### DO THIS
Take every line from the first down to the line with "const customerLat = [54.1, 54.0, 53.9, 54.0];" and set it down exactly, without the pictures.

### MATERIAL PROVIDED
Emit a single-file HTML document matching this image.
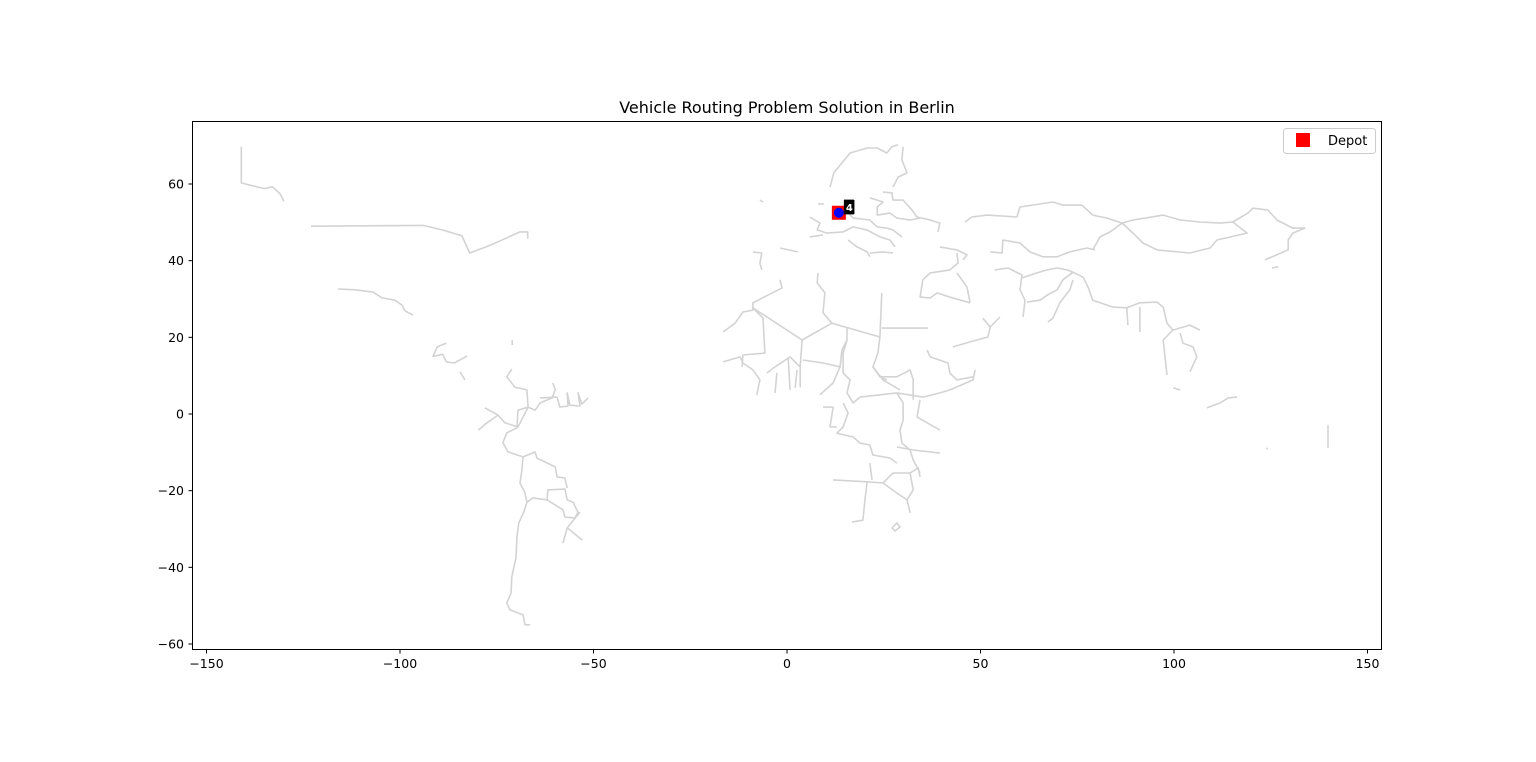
<!DOCTYPE html>
<html><head><meta charset="utf-8"><style>
html,body{margin:0;padding:0;background:#fff;}
svg{display:block;font-family:"DejaVu Sans","Liberation Sans",sans-serif;}
</style></head><body>
<svg id="chart" width="1536" height="762" viewBox="0 0 1536 762" xmlns="http://www.w3.org/2000/svg">
<rect width="1536" height="762" fill="#fff"/>
<text x="787" y="113" text-anchor="middle" font-size="16" fill="#000">Vehicle Routing Problem Solution in Berlin</text>
<g id="borders"></g>
<g id="axes"></g>
<g id="marks"></g>
<rect x="192.5" y="121.5" width="1189" height="528" fill="none" stroke="#000" stroke-width="1"/>
<g>
<rect x="1283.5" y="128.5" width="92" height="25" rx="3" fill="#fff" stroke="#ccc"/>
<rect x="1296" y="133" width="14" height="14" fill="#f00"/>
<text x="1328" y="145" font-size="13" fill="#000">Depot</text>
</g>
</svg>
<script>
const xTicks = [-150, -100, -50, 0, 50, 100, 150];
const yTicks = [60, 40, 20, 0, -20, -40, -60];
const depot = [13.4, 52.5];
const customerLabels = ["1", "2", "3", "4"];
const customerLon = [16.0, 16.1, 16.0, 16.1];
const customerLat = [54.1, 54.0, 53.9, 54.0];

const borders = [
"-141,69.7 -141,60.3 -138,59.5 -135,58.8 -133,59.3 -131,57.5 -130,55.5",
"-123,49 -94,49.2 -89,48 -84,46.5 -82,42 -76.7,44 -69,47.5 -67,47.5 -67,45.7",
"-116,32.6 -111.6,32.4 -107,31.8 -104.6,30.3 -101.3,29.7 -99.5,28.4 -98.7,26.9 -96.6,25.8",
"-88,18.5 -90.4,17.5 -91.5,15 -89,15.6 -88,13.6 -86,13.3 -82.7,15.1",
"-84.5,11 -83.2,8.9","-71,19.3 -71,18",
"-71.1,11.7 -72.4,9.7 -70.3,7 -67.2,6.3 -66.9,1.8 -65.1,1 -63.8,2.9 -60.7,4.2 -59.9,6.3 -60.5,8.1",
"-63.8,4.2 -59.4,4.4 -58.7,1.8 -56.6,2.1 -56.8,5.5 -56.1,2.3 -53.5,2.1 -54,5.5 -53,2.6 -51.4,4.2",
"-78,1.6 -74.7,-0.3 -72.9,-2.3 -69.5,-3.4 -66.9,1.8",
"-79.8,-4.2 -77.5,-2.3 -74.7,-0.3",
"-66.9,1.8 -69.5,1 -69.8,-3.6 -72.4,-4.9 -73.4,-7.5 -72.1,-9.9 -68.2,-11.2 -65.1,-9.9 -64.6,-11.5 -59.9,-13.8 -59.4,-16.4 -57.4,-16.7 -56.8,-19.3",
"-68.2,-11.2 -68.5,-14.6 -69,-18 -67.7,-20.6 -67.2,-23 -65.6,-21.9 -62,-22.4 -61.8,-19.8 -57.4,-19.6 -56.8,-22.4 -55.3,-23 -54,-25.6 -54.8,-27.1 -57.4,-26.9 -57.9,-25 -62,-22.4",
"-53.5,-25.6 -56.8,-29.7 -57.9,-33.7","-56.8,-29.7 -52.9,-32.9",
"-67.2,-23 -68,-25.6 -69.3,-28.4 -69.8,-32.1 -70,-37.3 -71.1,-42.5 -71.3,-46.7 -72.4,-49.3 -71.6,-51.1 -68.2,-52.4 -67.7,-55 -66.4,-55",
"11.1,59.2 12.1,62.9 14.2,65.5 16.3,68.1 20.7,69.4 23.3,69.4 25.8,68.1 27.1,69.7 28.7,70.2",
"30,69.7 29.7,66.3 31,62.9 28.7,61.8 27.4,59.2",
"24.8,57.9 27.1,57.7 27.4,55.8 30,55.8 32.3,53.2 33.6,51.4 37,50.6 39.5,49.8 39,47.5",
"21.4,56.4 24.8,55.3 23.3,54 23.3,51.9 26.6,52.4 28.4,51.1 31.8,50.6 34.4,51.1",
"15.5,52.7 17.1,51.1 21.4,50.6 23.3,48.8 25.8,48.5 27.4,48 29.7,46.2",
"5.9,51.4 8.5,49.8 7.8,48 10.3,47.2 14.5,47.5 17.1,48.8 20.7,48 24,46.2 26.6,45.4 27.9,43.6",
"5.9,46.2 9.3,46.7","15.8,45.4 18.1,43.6 20.7,42.3 21.4,41","21.4,42 24.8,42.3 27.4,42",
"-7,55.8 -6.2,55.3","8,54.8 9.5,54.8",
"39.5,43.6 43.9,42.8 46.5,41.5 45.5,40.2",
"43.9,42 44.2,39.4 42.1,37.6 37,36.8 35.1,35 34.4,30.5 37,30.3 38.8,31.6 42.1,30.5 47.3,29",
"47.3,29 46.5,33.1 43.9,36.8",
"-8.8,42.3 -6.5,42 -7,39.4 -6.5,37.6","-1.8,43.3 2.8,42.3",
"-1.8,35 -1.3,32.9 -8.8,29 -8.8,27.1 -11.4,26.6 -13.4,23.7 -16.5,21.4",
"-8.8,27.7 -6.2,25 -5.7,15.9 -11.4,15.4 -11.6,12.3",
"-8.8,27.7 3.9,19.3 3.4,12.3",
"3.9,19.3 11.6,23.7 15,22.7 24,20.1 24.5,31.6",
"8,36.8 7.8,34.2 9.8,31.6 9.3,26.4 11.6,23.7",
"24.5,22.4 36.4,22.4",
"15.5,22.7 15.5,19.3 14.2,16.7 13.7,12.3",
"24,20.1 23.5,15.9 22.2,12.3 24,9.7 25.8,8.9",
"-16.5,13.6 -12.1,14.9 -11.4,13.3 -8.8,11.5 -7,8.9 -7.8,5",
"-5.2,10.7 -3.1,12.3 0.8,14.9 3.4,12.3 3.4,7",
"0.3,14.6 0.8,6.3","-2.6,10.7 -3.1,5.5","2.6,11.5 2.1,6.8",
"4.1,14.1 9.3,13.3 13.7,12.3 11.9,8.1 8.5,5",
"15.5,19.3 14.5,15.9 14.5,10.7 16.3,8.9 15.5,5.5 17.1,2.9 18.9,4.4 28.4,5.5 35.1,4.4 39.5,5.5 42.1,6.3 48.1,8.9 48.6,11.5",
"22.2,12.3 24.8,8.9 29.2,6.3",
"24,9.7 28.4,9.7 31.8,11.5 32.6,8.9 32.6,3.7",
"36.2,16.7 37,14.9 41.6,13.3 42.1,10.7 43.9,8.9 48.1,9.7",
"9.3,1.8 11.9,1.8 11.1,-3.4 12.9,-3.4",
"14.5,2.9 15.8,0.3 14.5,-3.4 12.9,-5 17.1,-6 18.9,-7.6 21.4,-8.1 22.2,-10.7 26.6,-11.5 28.4,-12.8",
"28.4,5.5 30,2.9 30,-1.6 29.2,-4.2 29.7,-7.6 31.8,-9.4 32.6,-12 34.4,-15.4",
"34.4,3.7 33.6,-0.8 39.5,-4.2","28.4,-8.6 32.6,-9.4 39.5,-10.2",
"11.9,-17.2 20.7,-17.7 24.8,-18 28.4,-20.6 31,-22.4 32.6,-19.8 31.8,-15.4",
"20.7,-17.7 20.2,-21.9 19.6,-27.7 16.8,-28.2",
"21.4,-12.8 22,-17.2",
"24.8,-18 27.4,-15.4 31.8,-15.4 33.9,-14.1 34.4,-16.4",
"31,-22.4 31.8,-25.8",
"27.1,-29.7 28.4,-28.4 29.2,-29.5 27.9,-30.5 27.1,-29.7",
"50.6,25 52.5,22.7 55,25.3","52.5,22.7 51.9,20.1 47.3,18.8 42.9,17.5",
"46,50.1 47.8,51.4 51.7,51.9 59.4,51.4 60.2,54 68.7,55.3 71.3,54.5 76.2,54.5 79,51.9 82.7,51.1 86.6,49.8 83.5,47.5 80.9,46.2 79,42.8",
"86.6,49.8 89.4,50.6 97.2,51.9 101.6,50.6 106.7,50.1 111.9,49.8 115.2,50.1 118.9,47.2 111.1,45.4 109.3,43.3 104.1,42 95.6,42.8 92,44.6 89.4,47.2 86.6,49.8",
"115.2,50.1 119.1,52.4 120.4,53.7 124.3,53.2 126.6,50.6 130.7,48.5 133.8,48.5 130.7,47.2 129.5,45.4 129.5,42.8 123.5,40.2",
"125.3,38.1 126.9,38.4",
"52.5,42.3 55.6,42 55.8,45.4 60.2,44.6 62.8,42.3 66.1,41 69.8,41 73.1,42.3 77.5,43.3 79.6,42.8",
"53.7,37.6 57.1,38.1 60.7,36.3 60.2,32.4 61.5,29.7 61,25.3",
"60.7,35.5 64.6,36.8 67.2,37.6 69.8,38.1 72.4,37.6 73.9,37 71.3,35 69.8,32.4 67.2,31 65.4,29.7 62,29.2",
"73.9,37 76.5,35.7 77.8,33.1 79,29.7 84.2,27.9 87.8,27.7 91.2,29 95.6,29.2 97.2,27.9 98.2,23.7 99.7,21.9 97.2,19.3 98.2,10.2",
"73.9,35 73.1,32.4 70.5,29 68.7,25 67.4,24",
"99.7,21.9 104.1,23.2 106.7,21.9",
"101.6,21.1 102.3,18.5 104.9,17.5 105.9,14.9 104.1,11",
"87.8,27.7 88.1,23.2","91.2,27.9 91.2,21.4",
"99.8,6.8 101.6,6.3",
"108.5,1.6 111.9,2.9 114,4.2 116.3,4.4",
"139.8,-2.9 139.8,-8.9","123.8,-8.9 124.2,-9.1"
];

const SVGNS = "http://www.w3.org/2000/svg";
function xs(lon){ return 787 + lon * 3.87; }
function ys(lat){ return 414 - lat * 3.8333; }

const bg = document.getElementById('borders');
borders.forEach(function(s){
  const pts = s.split(' ').map(function(p){ const a = p.split(',').map(Number); return xs(a[0]).toFixed(1) + ',' + ys(a[1]).toFixed(1); }).join(' ');
  const pl = document.createElementNS(SVGNS, 'polyline');
  
  
  pl.setAttribute('points', pts);
  pl.setAttribute('fill', 'none');
  pl.setAttribute('stroke', '#d3d3d3');
  pl.setAttribute('stroke-width', '1.6');
  pl.setAttribute('stroke-linejoin', 'round');
  bg.appendChild(pl);
});

const ax = document.getElementById('axes');
xTicks.forEach(function(t){
  const x = xs(t);
  const l = document.createElementNS(SVGNS, 'line');
  
  
  l.setAttribute('x1', x); l.setAttribute('x2', x); l.setAttribute('y1', 649.5); l.setAttribute('y2', 653.5);
  l.setAttribute('stroke', '#000');
  ax.appendChild(l);
  const tx = document.createElementNS(SVGNS, 'text');
  
  
  tx.setAttribute('x', x); tx.setAttribute('y', 668);
  tx.setAttribute('text-anchor', 'middle'); tx.setAttribute('font-size', '12.5');
  tx.textContent = t < 0 ? '\u2212' + Math.abs(t) : String(t);
  ax.appendChild(tx);
});
yTicks.forEach(function(t){
  const y = ys(t);
  const l = document.createElementNS(SVGNS, 'line');
  
  
  l.setAttribute('x1', 188.5); l.setAttribute('x2', 192.5); l.setAttribute('y1', y); l.setAttribute('y2', y);
  l.setAttribute('stroke', '#000');
  ax.appendChild(l);
  const tx = document.createElementNS(SVGNS, 'text');
  
  
  tx.setAttribute('x', 184); tx.setAttribute('y', y + 4.5);
  tx.setAttribute('text-anchor', 'end'); tx.setAttribute('font-size', '12.5');
  tx.textContent = t < 0 ? '\u2212' + Math.abs(t) : String(t);
  ax.appendChild(tx);
});

const mk = document.getElementById('marks');
const dx = xs(depot[0]), dy = ys(depot[1]);
const sq = document.createElementNS(SVGNS, 'rect');


sq.setAttribute('x', dx - 7); sq.setAttribute('y', dy - 7); sq.setAttribute('width', 14); sq.setAttribute('height', 14);
sq.setAttribute('fill', '#f00');
mk.appendChild(sq);
const dc = document.createElementNS(SVGNS, 'circle');


dc.setAttribute('cx', dx); dc.setAttribute('cy', dy); dc.setAttribute('r', 5);
dc.setAttribute('fill', '#00f');
mk.appendChild(dc);
customerLabels.forEach(function(lab, i){
  const cx = xs(customerLon[i]), cy = ys(customerLat[i]);
  const b = document.createElementNS(SVGNS, 'rect');
  
  
  b.setAttribute('x', cx - 5); b.setAttribute('y', cy - 7); b.setAttribute('width', 10); b.setAttribute('height', 14);
  b.setAttribute('fill', '#000');
  mk.appendChild(b);
  const t = document.createElementNS(SVGNS, 'text');
  
  
  t.setAttribute('x', cx); t.setAttribute('y', cy + 4);
  t.setAttribute('text-anchor', 'middle'); t.setAttribute('font-size', '10'); t.setAttribute('font-weight', 'bold');
  t.setAttribute('fill', '#fff');
  t.textContent = lab;
  mk.appendChild(t);
});
</script>
</body></html>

### RESULT FOR THIS EXERCISE
Emit a single-file HTML document matching this image.
<!DOCTYPE html>
<html><head><meta charset="utf-8"><style>
html,body{margin:0;padding:0;background:#fff;}
svg{display:block;font-family:"DejaVu Sans","Liberation Sans",sans-serif;}
</style></head><body>
<svg id="chart" width="1536" height="762" viewBox="0 0 1536 762" xmlns="http://www.w3.org/2000/svg">
<rect width="1536" height="762" fill="#fff"/>
<text x="787" y="113" text-anchor="middle" font-size="16" fill="#000">Vehicle Routing Problem Solution in Berlin</text>
<g id="borders"></g>
<g id="axes"></g>
<g id="marks"></g>
<rect x="192.5" y="121.5" width="1189" height="528" fill="none" stroke="#000" stroke-width="1"/>
<g>
<rect x="1283.5" y="128.5" width="92" height="25" rx="3" fill="#fff" stroke="#ccc"/>
<rect x="1296" y="133" width="14" height="14" fill="#f00"/>
<text x="1328" y="145" font-size="13" fill="#000">Depot</text>
</g>
</svg>
<script>
const xTicks = [-150, -100, -50, 0, 50, 100, 150];
const yTicks = [60, 40, 20, 0, -20, -40, -60];
const depot = [13.4, 52.5];
const customerLabels = ["1", "2", "3", "4"];
const customerLon = [16.0, 16.1, 16.0, 16.1];
const customerLat = [54.1, 54.0, 53.9, 54.0];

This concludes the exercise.